Lesson 1, Topic 1
In Progress

Franco Modigliani and Merton Miller’s propositions – MM without taxes

Franco Modigliani and Merton Miller (MM) developed a set of propositions known as the Modigliani-Miller propositions, which provide insights into the relationship between capital structure and firm value under certain assumptions. The original propositions formulated by MM assume a world without taxes. Let’s discuss these propositions:

  1. MM Proposition I (Without Taxes): MM Proposition I states that, in a world without taxes and bankruptcy costs, the value of a firm is independent of its capital structure.
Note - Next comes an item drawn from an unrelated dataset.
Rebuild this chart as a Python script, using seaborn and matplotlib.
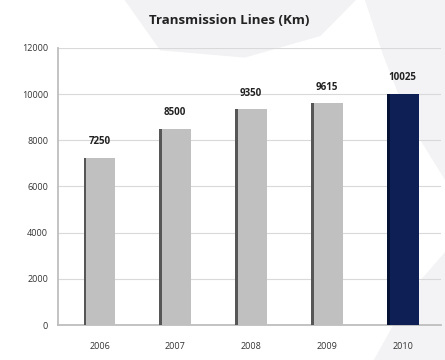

This means that the total market value of a firm is determined solely by its underlying cash flows and the risk of its assets, regardless of whether the firm is financed through debt or equity. The proposition implies that investors can replicate the capital structure of a firm by combining debt and equity in their own portfolios, achieving the same risk and return profile.
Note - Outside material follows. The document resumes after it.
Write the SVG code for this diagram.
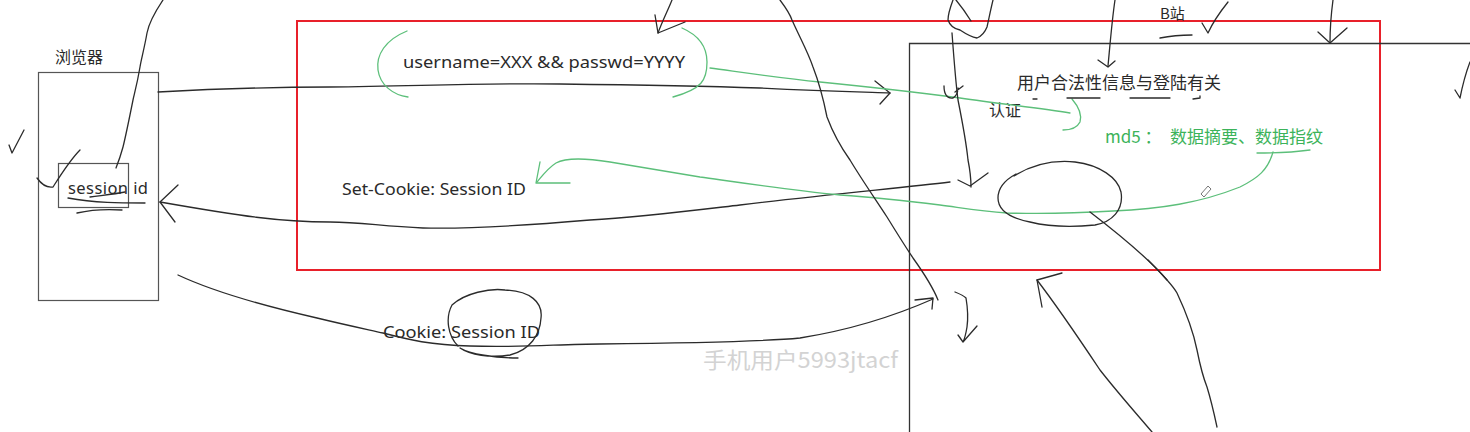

  2. MM Proposition II (Without Taxes): MM Proposition II states that, in a world without taxes and bankruptcy costs, the cost of equity is directly proportional to the firm’s leverage. The proposition suggests that the cost of equity increases as the proportion of debt in the capital structure increases. This is because investors perceive higher financial risk associated with greater leverage, requiring a higher return to compensate for the increased risk. The cost of debt remains constant under this proposition, as it is determined by external factors such as interest rates and the creditworthiness of the firm.